Agricultural prices are mostly higher this AM, once again driven by a surge in energy prices.  In his address to American public last night Pres. Trump appeared to stick to the 2-3 week timeframe for US military forces to achieve their objectives in Iran, however emphasized that over the next few weeks the US would “hit Tehran extremely hard” while looking to “bring them back to the stone ages where they belong”.  Certainty not a tone of deescalation the market was hoping to hear.  Headline to headline trading continues.  Spot WTI crude oil is up $9.50 per barrel near $109.60 inching closer to the March high just above $113.  Spot RBOB is up $.21 per gallon while HO hit a fresh contract high, current up $.51.  Rains continue to track across the nation’s midsection including the Southern and SE plains and Delta region where plantings will come to a halt.  Lighter amounts for the far WCB and SW plain.  In Argentina rains over the next week will be concentrated in the EC region which will work to slow crop development and lead to potential quality issues.  Much of Brazil  will see a mix of rain and sunshine over the next week with heaviest totals in the far south in RGDS.  The US $$ is sharply higher while US equity markets are pointing to a sharply lower open.

 

Corn: 

May-26 is up $.04 ¼ at $4.58 ½ while Dec-26 is $.04 higher at $4.85 ¼ both near session highs while holding within yesterday’s range.  Export sales later this AM expected to range from 40-60 mil. bu.  Corn grind for ethanol production in Feb-26 at 425 mil. bu. was slightly above expectations of 422 mil.  In the MY to date corn usage has reached 2.744 bil bu, down less than .5% from YA vs. the USDA forecast of up 3%.  I’m guessing waivers to allow E-15 to be sold nationwide over the summer months will not be enough to prevent a modest cut to corn usage.  The BAGE kept their Argentine production forecast at 57 mmt, well above the USDA forecast of 52 mmt.  They report harvest progress at 19%.

 

Soybeans: 

May-26 beans are up $.04 at $11.72 ½ while Nov-26 beans are $.04 higher at $11.59 ½, both holding within yesterday’s range.  May-26 meal is down $2 at $316.20 while oil is up 124 points at 68.35.  Export sales are expected to range from 15-25 mil. bu. of beans, 200-400k tons of meal and 0-10k tons of oil.  After yesterday’s close census crush in Feb-26 at 214 mil. bu. was at the low end of expectations, however a record high for the month.  In the first half of the 25/26 MY cumulative crush at 1.334 bil.
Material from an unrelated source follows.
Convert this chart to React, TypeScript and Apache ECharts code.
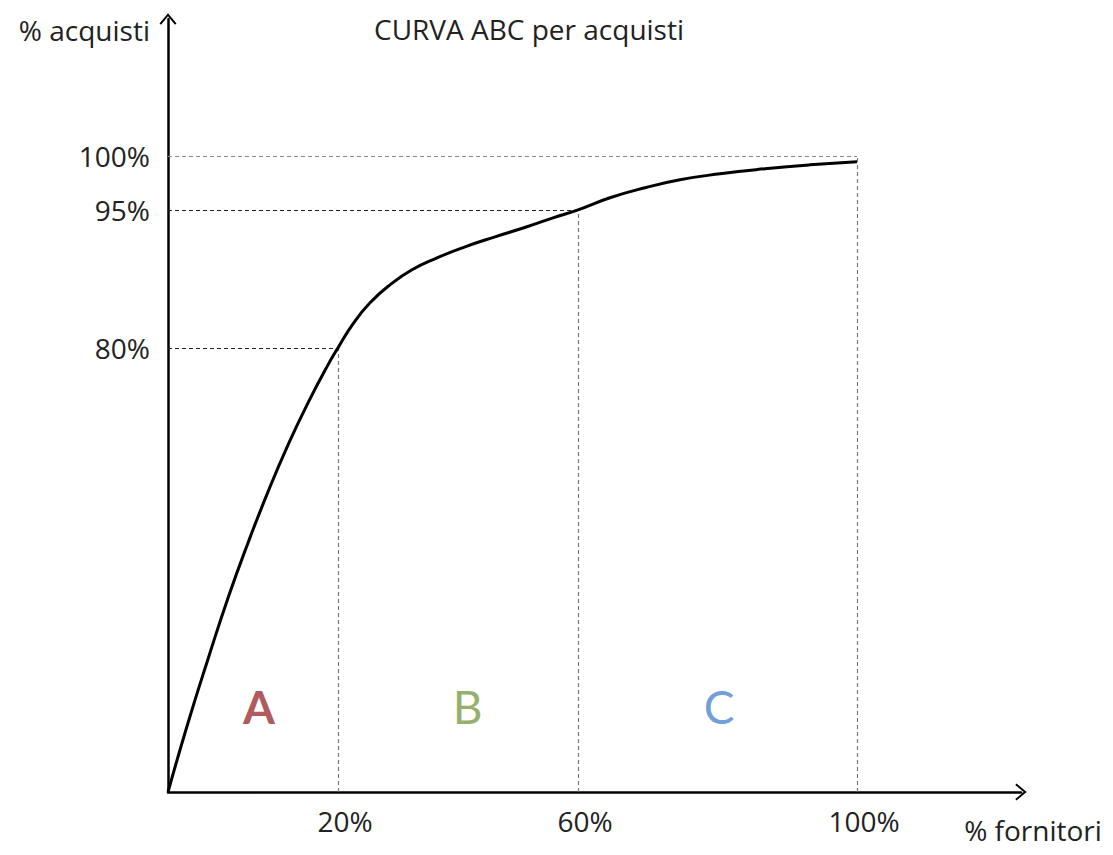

Bu. is up 8.2% from YA, vs. the USDA forecast of up 5.3%.  I look for the USDA to raise their current crush est. of 2.575 bil bu. 15-20 mil in the April WASDE report.  Bean oil stocks as expected surged nearly 7% to 2.6 bil. from Jan-26 and are up 35% YOY.  The BAGE kept their Argentine production forecast at 48.5 mmt, just above the USDA est. of 48 mmt.  While energy/war headlines will continue to drive price volatility, over the next 2-3 weeks look for the markets focus to shift more on to US weather along with Pres. Trump’s upcoming trip to China.

 

Wheat: 

Prices range from $.06-$.11 higher.  CGO May-26 is up $.10 ½ at $6.08 while KC May-26 is up $.09 ¼ at $6.23.  Despite rains this week, look for today’s updated drought monitor (thru Tues.) to show an expansion of drought readings across HRW wheat areas.  Export sales are expected to range from 10-25 mil. bu.